***** TASK MATERIAL *****

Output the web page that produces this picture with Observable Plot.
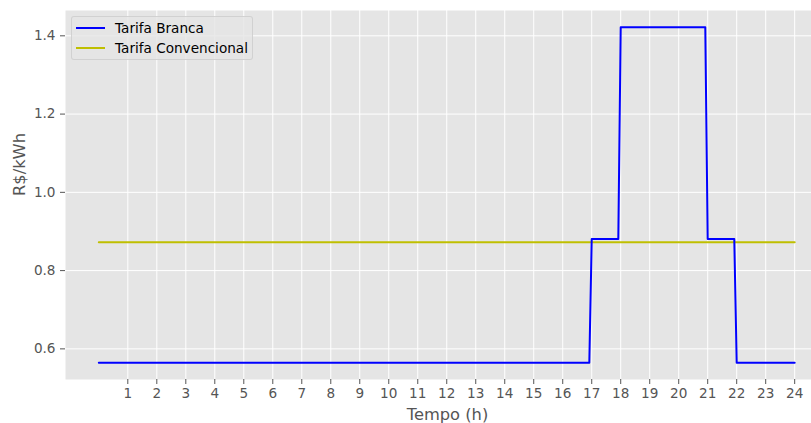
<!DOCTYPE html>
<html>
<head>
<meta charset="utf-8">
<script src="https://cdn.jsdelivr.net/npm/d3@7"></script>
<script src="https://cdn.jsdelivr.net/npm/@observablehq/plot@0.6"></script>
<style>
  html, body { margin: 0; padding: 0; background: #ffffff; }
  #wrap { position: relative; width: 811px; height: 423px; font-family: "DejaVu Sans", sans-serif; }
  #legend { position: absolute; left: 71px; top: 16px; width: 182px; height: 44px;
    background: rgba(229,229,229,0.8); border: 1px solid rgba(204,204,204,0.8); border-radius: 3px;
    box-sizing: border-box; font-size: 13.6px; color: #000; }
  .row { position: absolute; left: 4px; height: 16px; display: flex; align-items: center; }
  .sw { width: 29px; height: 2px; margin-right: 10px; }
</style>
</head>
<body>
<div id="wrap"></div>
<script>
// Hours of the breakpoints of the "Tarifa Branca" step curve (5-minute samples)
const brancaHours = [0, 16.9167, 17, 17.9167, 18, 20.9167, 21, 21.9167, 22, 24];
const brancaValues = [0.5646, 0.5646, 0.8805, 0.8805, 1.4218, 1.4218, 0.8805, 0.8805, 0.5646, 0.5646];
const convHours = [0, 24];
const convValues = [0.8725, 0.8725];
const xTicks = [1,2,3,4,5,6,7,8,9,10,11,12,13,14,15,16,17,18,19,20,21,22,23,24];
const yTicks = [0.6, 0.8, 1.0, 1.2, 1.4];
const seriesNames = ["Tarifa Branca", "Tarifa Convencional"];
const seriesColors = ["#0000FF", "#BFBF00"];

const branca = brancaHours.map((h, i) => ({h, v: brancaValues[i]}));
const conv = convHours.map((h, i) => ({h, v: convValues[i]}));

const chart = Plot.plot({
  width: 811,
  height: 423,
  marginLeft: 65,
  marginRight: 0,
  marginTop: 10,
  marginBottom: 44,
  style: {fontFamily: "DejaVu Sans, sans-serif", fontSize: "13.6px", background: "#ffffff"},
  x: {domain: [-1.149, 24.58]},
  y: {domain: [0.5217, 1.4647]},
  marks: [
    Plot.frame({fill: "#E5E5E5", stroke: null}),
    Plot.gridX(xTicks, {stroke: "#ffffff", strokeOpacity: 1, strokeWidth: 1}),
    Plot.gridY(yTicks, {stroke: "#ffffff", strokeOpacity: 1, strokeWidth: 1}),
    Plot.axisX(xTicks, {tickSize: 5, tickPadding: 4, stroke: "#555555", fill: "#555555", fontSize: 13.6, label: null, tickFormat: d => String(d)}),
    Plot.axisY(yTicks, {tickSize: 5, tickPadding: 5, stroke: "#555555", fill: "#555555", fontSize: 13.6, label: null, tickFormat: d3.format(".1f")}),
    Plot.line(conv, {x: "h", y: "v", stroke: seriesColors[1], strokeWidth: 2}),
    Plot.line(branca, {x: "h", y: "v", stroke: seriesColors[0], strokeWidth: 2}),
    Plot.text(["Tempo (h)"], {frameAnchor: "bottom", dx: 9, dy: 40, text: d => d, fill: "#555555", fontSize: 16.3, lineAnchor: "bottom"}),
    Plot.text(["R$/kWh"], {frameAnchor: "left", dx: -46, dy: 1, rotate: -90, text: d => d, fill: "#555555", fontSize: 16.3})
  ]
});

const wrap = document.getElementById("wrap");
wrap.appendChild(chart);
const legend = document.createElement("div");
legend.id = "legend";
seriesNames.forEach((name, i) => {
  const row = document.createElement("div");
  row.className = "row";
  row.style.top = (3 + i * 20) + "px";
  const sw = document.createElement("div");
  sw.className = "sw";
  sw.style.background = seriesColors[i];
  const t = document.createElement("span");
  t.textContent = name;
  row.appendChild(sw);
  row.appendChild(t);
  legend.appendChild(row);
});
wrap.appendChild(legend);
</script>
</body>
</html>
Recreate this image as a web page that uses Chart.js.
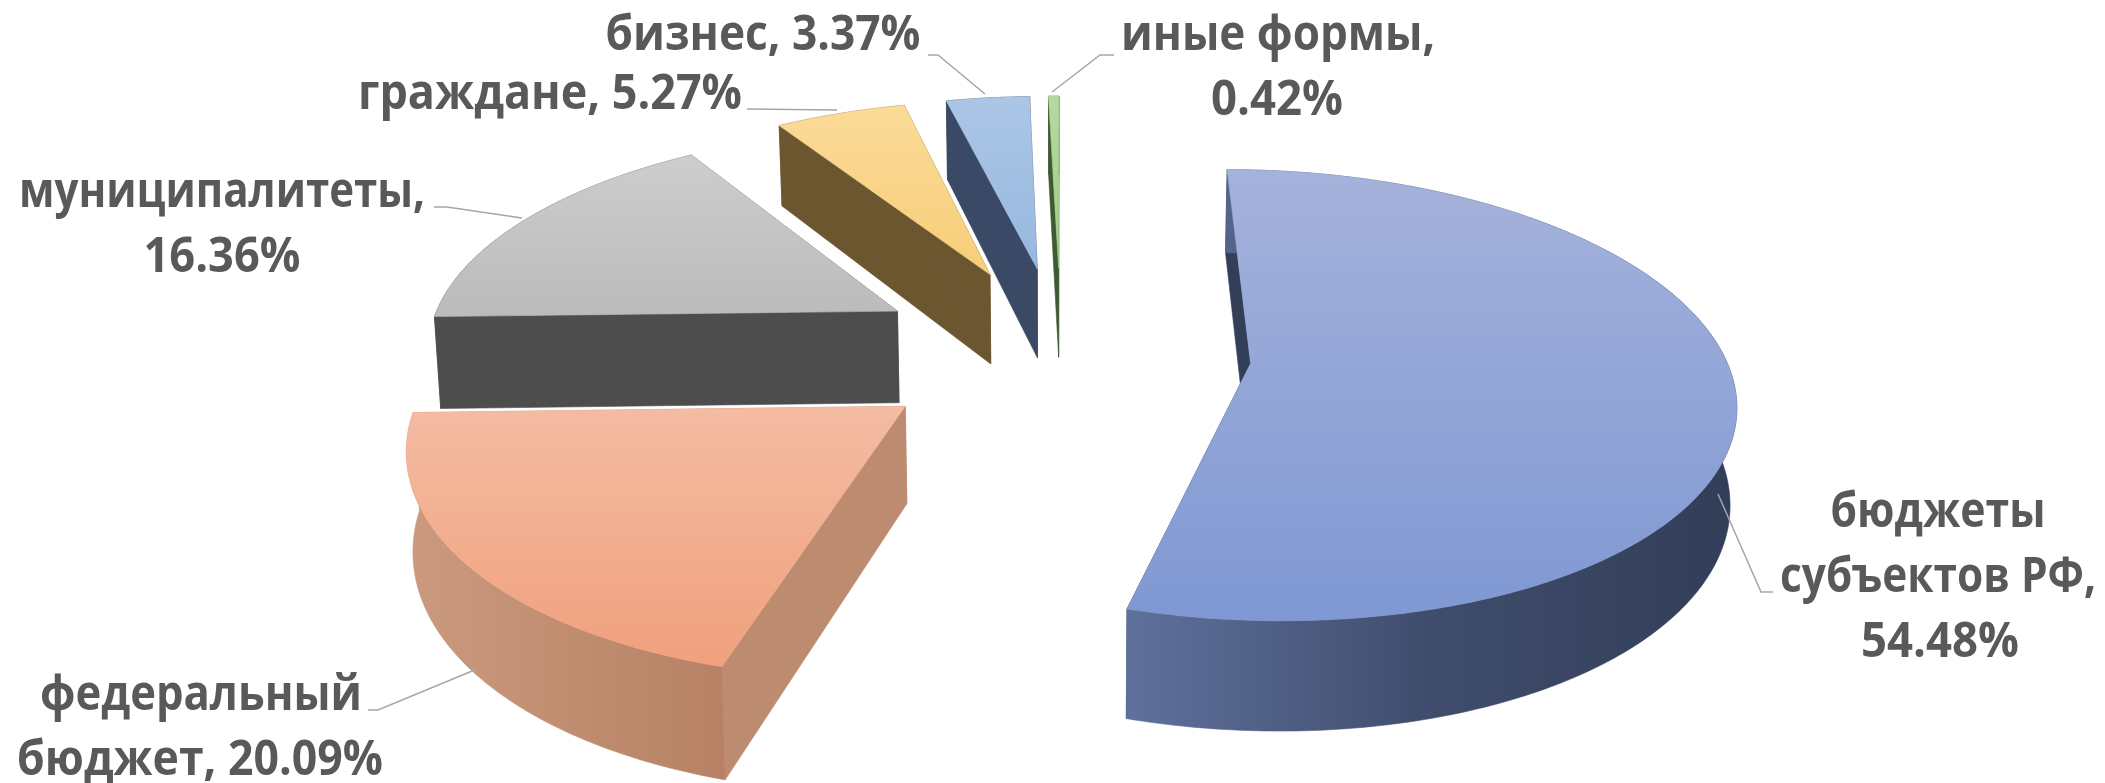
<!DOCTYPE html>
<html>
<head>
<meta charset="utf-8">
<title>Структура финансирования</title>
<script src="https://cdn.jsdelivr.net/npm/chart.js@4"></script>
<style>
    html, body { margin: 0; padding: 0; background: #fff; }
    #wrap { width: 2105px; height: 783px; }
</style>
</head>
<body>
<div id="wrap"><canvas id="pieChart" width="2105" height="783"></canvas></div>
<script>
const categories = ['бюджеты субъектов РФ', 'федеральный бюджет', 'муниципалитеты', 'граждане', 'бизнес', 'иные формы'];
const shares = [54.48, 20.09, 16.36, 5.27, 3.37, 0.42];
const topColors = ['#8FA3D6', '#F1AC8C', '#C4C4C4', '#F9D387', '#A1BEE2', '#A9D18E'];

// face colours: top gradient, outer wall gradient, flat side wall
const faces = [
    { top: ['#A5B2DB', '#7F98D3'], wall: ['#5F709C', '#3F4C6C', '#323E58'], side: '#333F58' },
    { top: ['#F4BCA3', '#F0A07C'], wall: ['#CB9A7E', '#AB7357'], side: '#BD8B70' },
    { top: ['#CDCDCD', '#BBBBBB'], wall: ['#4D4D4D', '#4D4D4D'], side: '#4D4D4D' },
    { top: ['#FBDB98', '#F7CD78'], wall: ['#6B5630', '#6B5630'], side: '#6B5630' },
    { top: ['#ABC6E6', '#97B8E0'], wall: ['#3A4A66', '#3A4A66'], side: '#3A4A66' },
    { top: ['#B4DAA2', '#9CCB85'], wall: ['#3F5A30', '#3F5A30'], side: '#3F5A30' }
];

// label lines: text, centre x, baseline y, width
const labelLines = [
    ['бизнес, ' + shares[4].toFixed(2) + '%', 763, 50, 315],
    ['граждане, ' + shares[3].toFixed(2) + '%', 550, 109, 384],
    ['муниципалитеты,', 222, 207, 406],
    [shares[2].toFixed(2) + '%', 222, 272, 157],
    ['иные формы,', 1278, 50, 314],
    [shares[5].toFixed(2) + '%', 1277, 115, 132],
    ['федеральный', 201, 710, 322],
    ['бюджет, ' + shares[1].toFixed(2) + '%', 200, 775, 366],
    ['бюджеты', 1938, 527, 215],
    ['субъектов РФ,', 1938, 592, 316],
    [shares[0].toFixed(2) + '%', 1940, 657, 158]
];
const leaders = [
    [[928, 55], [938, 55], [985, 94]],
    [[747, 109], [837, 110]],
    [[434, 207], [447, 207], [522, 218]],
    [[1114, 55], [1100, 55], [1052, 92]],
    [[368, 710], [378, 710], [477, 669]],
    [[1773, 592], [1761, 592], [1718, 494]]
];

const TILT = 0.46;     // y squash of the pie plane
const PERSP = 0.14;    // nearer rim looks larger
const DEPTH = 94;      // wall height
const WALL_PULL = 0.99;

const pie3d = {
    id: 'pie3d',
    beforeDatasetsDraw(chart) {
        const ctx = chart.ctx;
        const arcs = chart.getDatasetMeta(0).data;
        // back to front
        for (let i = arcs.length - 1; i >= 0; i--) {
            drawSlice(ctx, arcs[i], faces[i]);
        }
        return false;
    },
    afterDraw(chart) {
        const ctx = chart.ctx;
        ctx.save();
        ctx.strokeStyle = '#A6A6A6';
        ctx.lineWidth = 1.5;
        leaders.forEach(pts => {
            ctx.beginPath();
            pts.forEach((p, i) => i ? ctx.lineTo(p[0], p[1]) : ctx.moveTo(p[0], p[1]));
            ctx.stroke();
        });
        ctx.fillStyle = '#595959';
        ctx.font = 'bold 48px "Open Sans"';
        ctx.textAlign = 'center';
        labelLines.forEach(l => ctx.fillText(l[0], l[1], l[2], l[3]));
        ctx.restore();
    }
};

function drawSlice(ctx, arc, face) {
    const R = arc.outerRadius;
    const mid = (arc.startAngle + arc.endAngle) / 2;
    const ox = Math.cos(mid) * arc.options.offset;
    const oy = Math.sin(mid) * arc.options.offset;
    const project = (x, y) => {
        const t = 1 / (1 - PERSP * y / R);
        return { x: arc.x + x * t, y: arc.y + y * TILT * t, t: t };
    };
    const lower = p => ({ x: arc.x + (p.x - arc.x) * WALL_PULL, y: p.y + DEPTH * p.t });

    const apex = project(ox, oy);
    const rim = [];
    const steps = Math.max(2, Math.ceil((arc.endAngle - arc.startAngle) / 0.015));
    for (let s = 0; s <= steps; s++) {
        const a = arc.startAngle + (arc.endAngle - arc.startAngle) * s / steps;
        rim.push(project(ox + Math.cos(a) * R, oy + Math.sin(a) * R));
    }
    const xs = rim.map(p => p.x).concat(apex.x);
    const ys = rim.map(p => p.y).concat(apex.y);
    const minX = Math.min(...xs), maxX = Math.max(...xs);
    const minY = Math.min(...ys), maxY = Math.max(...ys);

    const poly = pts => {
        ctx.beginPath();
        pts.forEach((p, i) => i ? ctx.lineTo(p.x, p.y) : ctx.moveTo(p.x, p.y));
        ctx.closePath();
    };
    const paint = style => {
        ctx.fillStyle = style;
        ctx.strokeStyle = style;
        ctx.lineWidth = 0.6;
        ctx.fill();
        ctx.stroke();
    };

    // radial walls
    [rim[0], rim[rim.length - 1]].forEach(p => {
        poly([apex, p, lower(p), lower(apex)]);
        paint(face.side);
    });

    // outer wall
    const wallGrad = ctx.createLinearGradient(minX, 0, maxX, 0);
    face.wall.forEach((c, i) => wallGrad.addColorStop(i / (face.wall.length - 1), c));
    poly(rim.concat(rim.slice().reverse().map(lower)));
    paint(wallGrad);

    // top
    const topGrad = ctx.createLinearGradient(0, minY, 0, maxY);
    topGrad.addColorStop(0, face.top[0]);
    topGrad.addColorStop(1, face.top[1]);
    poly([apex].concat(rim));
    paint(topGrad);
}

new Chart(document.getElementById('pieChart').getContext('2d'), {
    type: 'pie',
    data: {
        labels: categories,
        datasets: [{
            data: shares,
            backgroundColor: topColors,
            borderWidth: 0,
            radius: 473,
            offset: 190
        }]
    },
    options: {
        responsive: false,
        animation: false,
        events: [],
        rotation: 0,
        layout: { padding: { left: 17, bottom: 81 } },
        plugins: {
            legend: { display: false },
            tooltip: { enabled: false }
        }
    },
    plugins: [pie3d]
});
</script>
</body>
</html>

*****

→ **WHAT TO WORK ON**
State how many lines include the string "page", and nothing more.

→ **RESULT OF THE TASK**
2